LONDON (Reuters) - PM Theresa May might well have won a stay of execution with a contrite performance last night in front of Conservative lawmakers who are no doubt as eager as she is to save their skins and avoid a new election. But her government's policy is still anyone's guess.
Possibly the most significant thing to emerge from the meeting was her acknowledgement that a wider consensus is required in defining Brexit policy: although many will remain sceptical as to whether she actually means it, a Reuters poll out this morning suggests a majority of economists see the chances of Britain ending up outside the single market as having receded.
We could also learn more today about what price Northern Ireland's DUP will want for supporting her government when May meets DUP leader Arlene Foster.
Meanwhile the EU is champing at the bit to start Brexit negotiations next week, with its negotiator Michel Barnier warning in several European newspapers that the clock is ticking.
May travels to France later for talks with newly elected President Emmanuel Macron - interesting to see whether she adopts a less confrontational stance with him than her previous threats to be a "bloody difficult" bargainer with the EU would suggest.
Further east, the European Union has concerns of its own as Hungary's parliament votes today on a bill regulating foreign-funded NGOs. The controversial legislation places reporting and other requirements on NGOs and would bill them "foreign funded" if they receive any funding from abroad - all part of a wider crackdown on dissent by Prime Minister Viktor Orban which has been heavily criticised across Europe.
That comes as the European Commission is expected to decide to launch legal cases against Hungary, Poland and the Czech Republic for failing to take in asylum-seekers to help Italy and Greece, on the front lines of the bloc's migration crisis. The move would mark an escalation in the EU's divisive battles over migration that have been going on for two years.
MARKETS AT 0655 GMT
The global tech sector selloff seems to have petered out overnight despite another down day for the Nasdaq on Monday. Equity markets in South Korea and Taiwan rebounded in Asia, while Shanghai and HK advanced too. Japan’s Nikkei underperformed and ended flat.

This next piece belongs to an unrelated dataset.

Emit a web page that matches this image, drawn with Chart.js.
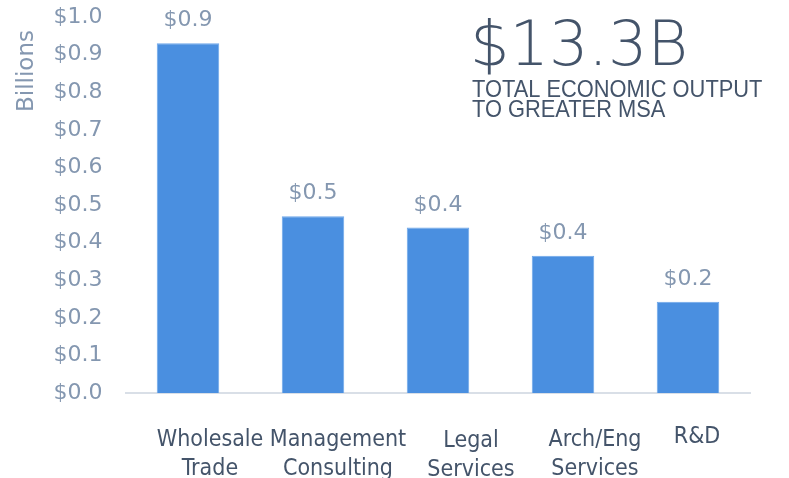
<!DOCTYPE html>
<html>
<head>
<meta charset="utf-8">
<script src="https://cdn.jsdelivr.net/npm/chart.js@4.4.1/dist/chart.umd.min.js"></script>
<style>
  html, body { margin: 0; padding: 0; background: #fff; }
  #wrap { width: 789px; height: 478px; }
</style>
</head>
<body>
<div id="wrap"><canvas id="grafico" width="789" height="478"></canvas></div>
<script>
// dados do gráfico
const categorias = [['Wholesale', 'Trade'], ['Management', 'Consulting'], ['Legal', 'Services'], ['Arch/Eng', 'Services'], ['R&D']];
const valores = [0.93, 0.47, 0.44, 0.365, 0.243];
const yTicks = [0, 0.1, 0.2, 0.3, 0.4, 0.5, 0.6, 0.7, 0.8, 0.9, 1.0];
const tituloY = 'Billions';
const destaque = '$13.3B';
const destaqueTexto = ['TOTAL ECONOMIC OUTPUT', 'TO GREATER MSA'];

// pequenos ajustes de posição dos rótulos do eixo X [dx, dy]
const ajusteRotulos = [[22, 0], [25, 0], [33, 1], [32, 0], [9, -3]];

const corEscura = '#44546a';
const corClara = '#8497b0';

document.addEventListener('DOMContentLoaded', function() {
    const ctx = document.getElementById('grafico').getContext('2d');

    // rótulos das categorias desenhados à mão (deslocados como no original)
    const rotulosX = {
        id: 'rotulosX',
        afterDraw: (chart) => {
            const c = chart.ctx;
            const x = chart.scales.x;
            c.save();
            c.font = '23px "DejaVu Sans Condensed", "DejaVu Sans", sans-serif';
            c.fillStyle = corEscura;
            c.textAlign = 'center';
            c.textBaseline = 'alphabetic';
            categorias.forEach((linhas, i) => {
                const px = x.getPixelForValue(i) + ajusteRotulos[i][0];
                const base = x.top + 53 + ajusteRotulos[i][1];
                linhas.forEach((t, j) => c.fillText(t, px, base + j * 29));
            });
            c.restore();
        }
    };

    // título do eixo Y ("Billions"), perto do topo
    const tituloEixoY = {
        id: 'tituloEixoY',
        afterDraw: (chart) => {
            const c = chart.ctx;
            c.save();
            c.translate(27.5, chart.chartArea.top + 95);
            c.rotate(-Math.PI / 2);
            c.font = '23px "DejaVu Sans", sans-serif';
            c.fillStyle = corClara;
            c.textAlign = 'left';
            c.textBaseline = 'middle';
            c.fillText(tituloY, 0, 0);
            c.restore();
        }
    };

    // valores acima das barras
    const rotulosValores = {
        id: 'rotulosValores',
        afterDatasetsDraw: (chart) => {
            const c = chart.ctx;
            const meta = chart.getDatasetMeta(0);
            c.save();
            c.font = '22px "DejaVu Sans", sans-serif';
            c.fillStyle = corClara;
            c.textAlign = 'center';
            c.textBaseline = 'alphabetic';
            meta.data.forEach((bar, i) => {
                c.fillText('$' + valores[i].toFixed(1), bar.x, bar.y - 17);
            });
            c.restore();
        }
    };

    // texto de destaque no canto superior direito
    const destaquePlugin = {
        id: 'destaque',
        afterDraw: (chart) => {
            const c = chart.ctx;
            c.save();
            c.fillStyle = corEscura;
            c.textAlign = 'left';
            c.textBaseline = 'alphabetic';
            c.font = '200 62px "DejaVu Sans", sans-serif';
            c.fillText(destaque, 470, 65);
            // texto menor, um pouco condensado
            c.translate(472, 0);
            c.scale(0.91, 1);
            c.font = '24px "Liberation Sans", Arial, sans-serif';
            destaqueTexto.forEach((t, j) => c.fillText(t, 0, 97 + j * 19.5));
            c.restore();
        }
    };

    new Chart(ctx, {
        type: 'bar',
        data: {
            labels: categorias,
            datasets: [{
                data: valores,
                backgroundColor: '#4a8fe0',
                borderColor: '#6ea6ea',
                borderWidth: 1,
                barPercentage: 0.5,
                categoryPercentage: 1.0
            }]
        },
        options: {
            responsive: false,
            animation: false,
            layout: {
                padding: { top: 17, right: 38.5, bottom: 0, left: 0 }
            },
            plugins: {
                legend: { display: false },
                tooltip: { enabled: false }
            },
            scales: {
                x: {
                    grid: { display: false, drawTicks: false },
                    border: { display: true, color: '#d9dfe7', width: 2 },
                    ticks: { display: false },
                    afterFit: (scale) => { scale.height = 85; }
                },
                y: {
                    min: 0,
                    max: 1.0,
                    afterBuildTicks: (scale) => {
                        scale.ticks = yTicks.map(v => ({ value: v }));
                    },
                    grid: { display: false, drawTicks: false },
                    border: { display: false },
                    ticks: {
                        color: corClara,
                        padding: 23,
                        font: { family: '"DejaVu Sans", sans-serif', size: 22 },
                        callback: (v) => '$' + Number(v).toFixed(1)
                    },
                    afterFit: (scale) => {
                        scale.width = 125.5;
                        scale.paddingTop = 0;
                        scale.paddingBottom = 0;
                    }
                }
            }
        },
        plugins: [rotulosValores, rotulosX, tituloEixoY, destaquePlugin]
    });
});
</script>
</body>
</html>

The question in most minds yesterday was whether the wobble in Wall St’s tech giants, such as Amazon, Alphabet, Microsoft and Facebook, was a warning sign for the broader market or merely a rotation away from the outperforming sector.
Given that nearly half of overall return of the S&P500 in the first five months of the year was down to just 10 stocks from internet and software industries, the strong suspicion is that this is just a shuffling of the pack toward better valued stocks and sectors - and indeed better valued tech companies in Asia and elsewhere. Even though the Nasdaq lost another 0.5 percent on Monday, the S&P500 fell less than 0.1 percent.
Wall St’s equity volatility index, the ViX, closed above 11 percent, but this is only back to where it was late in May. The widely expected Federal Reserve interest rate rise on Wednesday is likely to keep a dampener on stocks later, but the meeting will all be about signalling on future policy rather than any surprise at the latest hike. Ten-year Treasury yields were steady just above 2.21 percent, with euro/dollar a touch lower.
The big overnight mover in currency markets was Canada’s dollar, which leaped on signals that no further easing of monetary policy was likely from the Bank of Canada and has added another 0.25 percent to that move on Tuesday so far.
Sterling firmed as the UK awaits some workable agreement on a new government, with press reports on PM May’s meeting with party and cabinet late on Monday indicating that policy may shift toward seeking a softer Brexit deal than before the election and also to dial back on plans for further fiscal austerity. While that may help the pound longer-term, the offset is deteriorating economic confidence as the unstable domestic political scene plays out and Brexit talks are likely delayed.
The release of May UK annual inflation numbers later will be a focus, with another above-target reading of 2.7 percent expected. The renewed weakness of the pound will be worrying for inflation-watchers more broadly and while the Bank of England is expected to ‘see through’ the acceleration in prices without any tightening of policy, inflation is eating into still-subdued wage growth. Higher inflation and less austerity, meantime, will hardly be a boon to the gilt market.
Elsewhere, European stocks are expected to open flat.